As is its wont and as it has been doing after each successive jolt when other leaders have quit the party in recent months, the Congress rubbished Azad's charges and called his resignation 'unfortunate' and the timing 'awful'. There were other disparaging remarks, in particular by party general secretary Jairam Ramesh who said that Azad has now been fully Modi-fied, whatever that might mean.

But the Congress party is not seeing the writing on the wall and that is unfortunate for the nation as it needs a strong opposition. The sycophants in the party, none of them grassroots politicians and surviving in the political arena solely due to the patronage of the Gandhi family, are spineless and cannot protest or raise their voice. The family is so concerned about losing its hold on the party that it never holds fair organizational elections (the ones that are held are a "farce" as Azad said in his letter). Rahul Gandhi and his cohorts have reduced the party to a joke and there is little doubt that it will be totally eclipsed - nationally and in some states by the BJP and in other states by the regional parties - in the very near future. Even in national or state alliances, it will be forced to play the role of a junior partner as it will not get the numbers.

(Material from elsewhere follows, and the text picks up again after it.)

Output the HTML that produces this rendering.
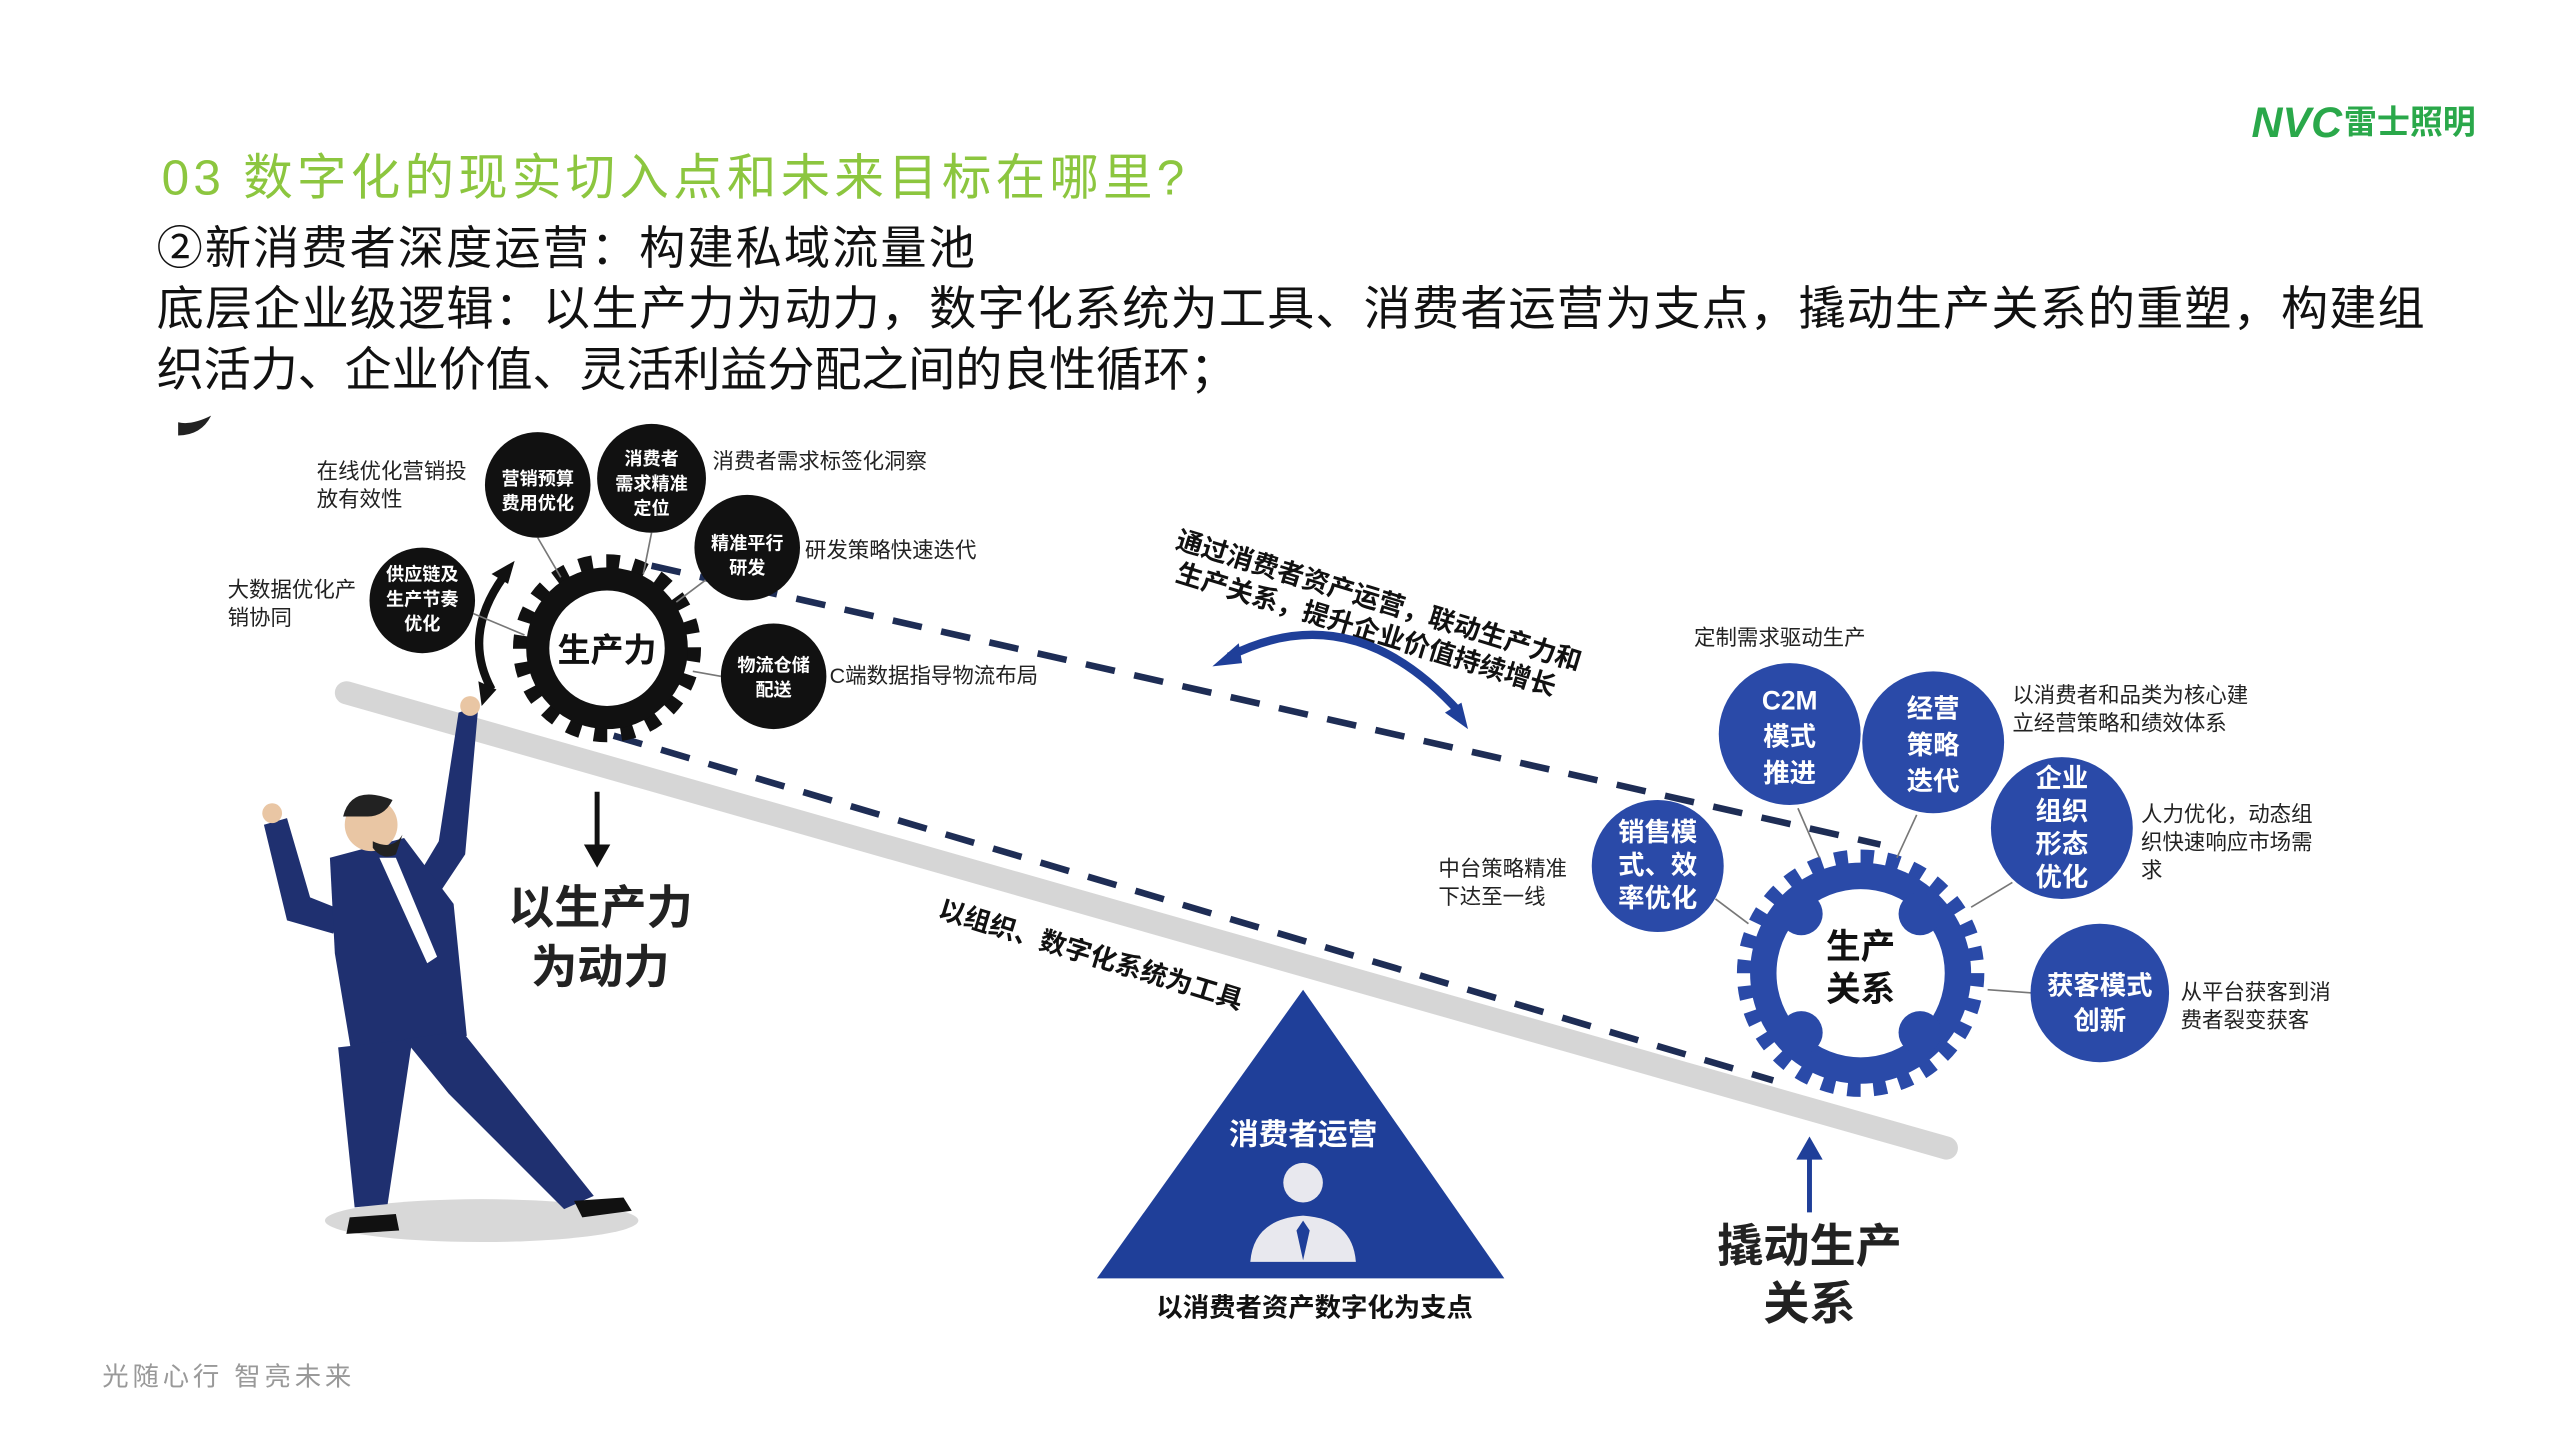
<!DOCTYPE html>
<html><head><meta charset="utf-8"><style>
html,body{margin:0;padding:0;background:#fff;width:2560px;height:1440px;overflow:hidden}
svg{display:block}
text{font-family:"Liberation Sans","Noto Sans CJK SC",sans-serif}
</style></head><body>
<svg width="2560" height="1440" viewBox="0 0 1552 873" xmlns="http://www.w3.org/2000/svg">
<rect width="1552" height="873" fill="#fff"/>
<!-- logo -->
<text x="1365" y="83" font-size="26" font-weight="bold" fill="#2aa84a" font-style="italic">NVC</text>
<text x="1421" y="81" font-size="20" font-weight="bold" fill="#2aa84a">雷士照明</text>
<!-- header text -->
<text x="98" y="118" font-size="30" fill="#8cc63f" textLength="620">03 数字化的现实切入点和未来目标在哪里?</text>
<text x="95" y="160" font-size="28" fill="#111" textLength="496">②新消费者深度运营：构建私域流量池</text>
<text x="95" y="197" font-size="28.6" fill="#111" textLength="1375">底层企业级逻辑：以生产力为动力，数字化系统为工具、消费者运营为支点，撬动生产关系的重塑，构建组</text>
<text x="95" y="234" font-size="28.6" fill="#111" textLength="655">织活力、企业价值、灵活利益分配之间的良性循环；</text>
<text x="62" y="840" font-size="16" fill="#999" textLength="151">光随心行  智亮未来</text>
<path d="M108 256 q8 2 20 -4 q-6 12 -20 12z" fill="#222"/>

<!-- beam -->
<line x1="210" y1="420" x2="1180" y2="696" stroke="#d6d6d6" stroke-width="14" stroke-linecap="round"/>
<!-- dashed -->
<line x1="395" y1="343" x2="1140" y2="512" stroke="#1e2d55" stroke-width="4" stroke-dasharray="18 12"/>
<line x1="372" y1="446" x2="1075" y2="655" stroke="#1e2d55" stroke-width="4" stroke-dasharray="18 12"/>

<!-- black gear -->
<g transform="translate(368,393)">
<circle r="52" fill="none" stroke="#111" stroke-width="10" stroke-dasharray="8 8.3"/>
<circle r="42" fill="#fff" stroke="#111" stroke-width="14"/>
<text y="8" font-size="20" font-weight="bold" text-anchor="middle" fill="#111">生产力</text>
</g>
<!-- curved arrow left -->
<path d="M305 350 Q280 385 298 418" fill="none" stroke="#111" stroke-width="5"/>
<path d="M312 340 l-14 8 l10 6z M292 428 l-2 -15 l11 5z" fill="#111"/>
<!-- connector lines -->
<g stroke="#777" stroke-width="1">
<line x1="326" y1="326" x2="340" y2="350"/><line x1="395" y1="323" x2="390" y2="348"/>
<line x1="430" y1="350" x2="410" y2="365"/><line x1="287" y1="372" x2="318" y2="385"/><line x1="437" y1="410" x2="420" y2="407"/>
</g>
<!-- black circles -->
<g fill="#111">
<circle cx="326" cy="294" r="32"/><circle cx="395" cy="290" r="33"/><circle cx="453" cy="332" r="32"/>
<circle cx="256" cy="364" r="32"/><circle cx="469" cy="410" r="32"/>
</g>
<g fill="#fff" font-size="11" font-weight="bold" text-anchor="middle">
<text x="326" y="294">营销预算</text><text x="326" y="309">费用优化</text>
<text x="395" y="282">消费者</text><text x="395" y="297">需求精准</text><text x="395" y="312">定位</text>
<text x="453" y="333">精准平行</text><text x="453" y="348">研发</text>
<text x="256" y="352">供应链及</text><text x="256" y="367">生产节奏</text><text x="256" y="382">优化</text>
<text x="469" y="407">物流仓储</text><text x="469" y="422">配送</text>
</g>
<g fill="#222" font-size="13">
<text x="192" y="290">在线优化营销投</text><text x="192" y="307">放有效性</text>
<text x="432" y="284">消费者需求标签化洞察</text>
<text x="488" y="338">研发策略快速迭代</text>
<text x="138" y="362">大数据优化产</text><text x="138" y="379">销协同</text>
<text x="503" y="414">C端数据指导物流布局</text>
</g>
<!-- down arrow -->
<line x1="362" y1="480" x2="362" y2="515" stroke="#111" stroke-width="3"/>
<path d="M354 512 l8 14 l8 -14z" fill="#111"/>
<g font-size="28" font-weight="bold" fill="#222" text-anchor="middle">
<text x="364" y="560">以生产力</text><text x="364" y="596">为动力</text>
</g>

<!-- rotated texts -->
<g font-size="16" font-weight="bold" fill="#111">
<text transform="translate(712,332) rotate(17)">通过消费者资产运营，联动生产力和</text>
<text transform="translate(712,352) rotate(17)">生产关系，提升企业价值持续增长</text>
<text transform="translate(568,556) rotate(17)">以组织、数字化系统为工具</text>
</g>
<!-- blue double arrow -->
<path d="M745 398 Q820 360 885 432" fill="none" stroke="#1f3f99" stroke-width="5"/>
<path d="M735 404 l16 -14 l2 12z M890 442 l-14 -10 l10 -6z" fill="#1f3f99"/>

<!-- triangle -->
<polygon points="790,600 665,775 912,775" fill="#1f3f99"/>
<text x="790" y="694" font-size="18" font-weight="bold" fill="#fff" text-anchor="middle">消费者运营</text>
<circle cx="790" cy="717" r="12" fill="#e8e8ee"/>
<path d="M758 765 q2 -26 32 -28 q30 2 32 28z" fill="#e8e8ee"/>
<path d="M790 740 l-4 6 l4 18 l4 -18z" fill="#1f3f99"/>
<text x="797" y="798" font-size="16" font-weight="bold" fill="#111" text-anchor="middle">以消费者资产数字化为支点</text>

<!-- up arrow -->
<line x1="1097" y1="735" x2="1097" y2="700" stroke="#1f3f99" stroke-width="3"/>
<path d="M1089 703 l8 -14 l8 14z" fill="#1f3f99"/>
<g font-size="28" font-weight="bold" fill="#222" text-anchor="middle">
<text x="1097" y="765">撬动生产</text><text x="1097" y="800">关系</text>
</g>

<!-- blue gear -->
<g transform="translate(1128,590)">
<circle r="70" fill="none" stroke="#2a4aa8" stroke-width="10" stroke-dasharray="8 7.7"/>
<circle r="59" fill="#fff" stroke="#2a4aa8" stroke-width="16"/>
<circle cx="36" cy="36" r="13" fill="#2a4aa8"/><circle cx="-36" cy="36" r="13" fill="#2a4aa8"/>
<circle cx="36" cy="-36" r="13" fill="#2a4aa8"/><circle cx="-36" cy="-36" r="13" fill="#2a4aa8"/>
<text y="-9" font-size="21" font-weight="bold" text-anchor="middle" fill="#111">生产</text>
<text y="17" font-size="21" font-weight="bold" text-anchor="middle" fill="#111">关系</text>
</g>
<g stroke="#777" stroke-width="1">
<line x1="1090" y1="490" x2="1103" y2="520"/><line x1="1162" y1="494" x2="1150" y2="520"/>
<line x1="1220" y1="535" x2="1195" y2="550"/><line x1="1040" y1="545" x2="1060" y2="560"/><line x1="1232" y1="602" x2="1205" y2="600"/>
</g>
<g fill="#2a4aa8">
<circle cx="1005" cy="525" r="40"/><circle cx="1085" cy="445" r="43"/><circle cx="1172" cy="450" r="43"/>
<circle cx="1250" cy="502" r="43"/><circle cx="1273" cy="602" r="42"/>
</g>
<g fill="#fff" font-size="16" font-weight="bold" text-anchor="middle">
<text x="1005" y="510">销售模</text><text x="1005" y="530">式、效</text><text x="1005" y="550">率优化</text>
<text x="1085" y="430">C2M</text><text x="1085" y="452">模式</text><text x="1085" y="474">推进</text>
<text x="1172" y="435">经营</text><text x="1172" y="457">策略</text><text x="1172" y="479">迭代</text>
<text x="1250" y="477">企业</text><text x="1250" y="497">组织</text><text x="1250" y="517">形态</text><text x="1250" y="537">优化</text>
<text x="1273" y="603">获客模式</text><text x="1273" y="624">创新</text>
</g>
<g fill="#222" font-size="13">
<text x="1027" y="391">定制需求驱动生产</text>
<text x="1220" y="426">以消费者和品类为核心建</text><text x="1220" y="443">立经营策略和绩效体系</text>
<text x="1298" y="498">人力优化，动态组</text><text x="1298" y="515">织快速响应市场需</text><text x="1298" y="532">求</text>
<text x="872" y="531">中台策略精准</text><text x="872" y="548">下达至一线</text>
<text x="1322" y="606">从平台获客到消</text><text x="1322" y="623">费者裂变获客</text>
</g>

<!-- person -->
<ellipse cx="292" cy="740" rx="95" ry="13" fill="#d8d8d8"/>
<g fill="#1f3070">
<path d="M278 432 l12 -4 l-8 90 l-20 30 l-14 -8 l18 -30z"/>
<path d="M160 500 l14 -4 l14 48 l20 8 l-6 14 l-28 -8z"/>
<path d="M200 520 l45 -12 l30 40 l8 80 l-70 10 l-10 -60z"/>
<path d="M205 635 l45 -5 l-15 100 l-20 2z"/>
<path d="M245 630 l35 -5 l80 100 l-18 8 l-70 -70z"/>
</g>
<path d="M212 738 l28 -2 l2 10 l-32 2z M348 728 l30 -2 l5 8 l-30 4z" fill="#111"/>
<circle cx="225" cy="500" r="16" fill="#e9c6a4"/>
<path d="M208 495 q5 -20 30 -10 q-5 10 -15 10z" fill="#222"/>
<path d="M226 510 q12 6 18 -4 l-4 12 q-8 4 -14 -4z" fill="#222"/>
<path d="M230 520 l10 0 l25 60 l-6 4z" fill="#fff"/>
<circle cx="285" cy="428" r="6" fill="#e9c6a4"/>
<circle cx="165" cy="493" r="6" fill="#e9c6a4"/>
</svg>
</body></html>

There is still time. The party can correct the course. But for that, the Gandhi family will have to sidestep totally and that is something that will never happen as long as the family does not want it (which it will never want) and has enough drooling sycophants in important positions to prostrate before it to 'force' it to continue leading the party or, as is the buzz of Ashok Gehlot being made the party president, put a drooling loyalist as a proxy and call the shots over his head.